Cord blood transplants hold promise for treating a wide range of diseases from cancer and diabetes to rare genetic disorders. Within the cord blood are blood-forming stem cells, known as hematopoietic stem cells. Transplantation of these stem cells into patients with chronic or life-threatening diseases allows regrowth or regeneration of healthy cells. Thus, cord blood stem cell transplants are a form of regenerative medicine, a branch of medicine that replaces, regrows, or repairs tissues damaged by disease, trauma, or congenital issues. Therefore, rather than treating the symptoms of a disease, regenerative medicine provides restorative, therapeutic, and even curative benefits to the patient.
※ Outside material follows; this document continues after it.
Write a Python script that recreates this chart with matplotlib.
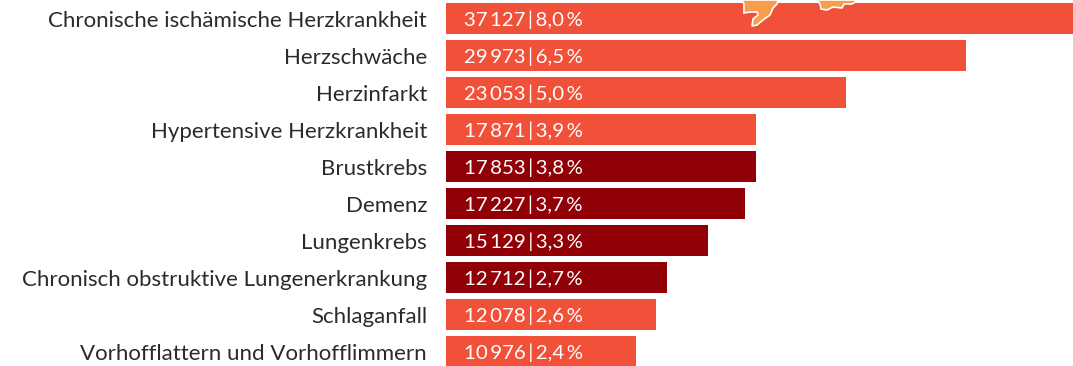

Currently, cord blood transplants can already treat or cure nearly 80 diseases. As of this year, there are over 200 clinical trials worldwide investigating the use of cord blood stem cells in regenerative therapy and its effectiveness in the treatment of many blood disorders, as well as conditions, such as cerebral palsy, gestational diabetes, Alzheimer’s, Autism, and stroke. These clinical trials may lead to the approval of new and better treatments for the advancement of clinical trials and final approval by the FDA for treatment depends on the innovative research conducted at academic institutions and within the biotech and pharmaceutical industries. Donor contributions, such as the donation of cord blood, fuels the progress of this research.

Cord blood is the blood within the baby’s umbilical cord and placenta immediately after birth. It is blood that is no longer needed to support the development of the baby and, often goes into medical waste unless the mother decides to save the cord blood for public or private banking, or research purposes. The collection of cord blood is a safe, quick, and easy procedure that does not interfere with the birthing process or prevent a parent from taking the placenta home if desired. Cord blood is drawn after the baby has been born, and the umbilical cord has been clamped and cut. Cord blood is only collected upon the consent of the mother.

There are an estimated 4 million births in the United States every year, and less than 4% of parents donate their baby’s cord blood. Cord blood collection is a simple procedure with no side-effects to the mother or the baby, so why do so few parents donate? Education to new parents about the benefits of cord blood donation is critical. Cord blood donation is not a standard element of obstetrical care, and because of this, many women are unaware of their opportunity to donate their baby’s cord blood and the potential uses of donated samples.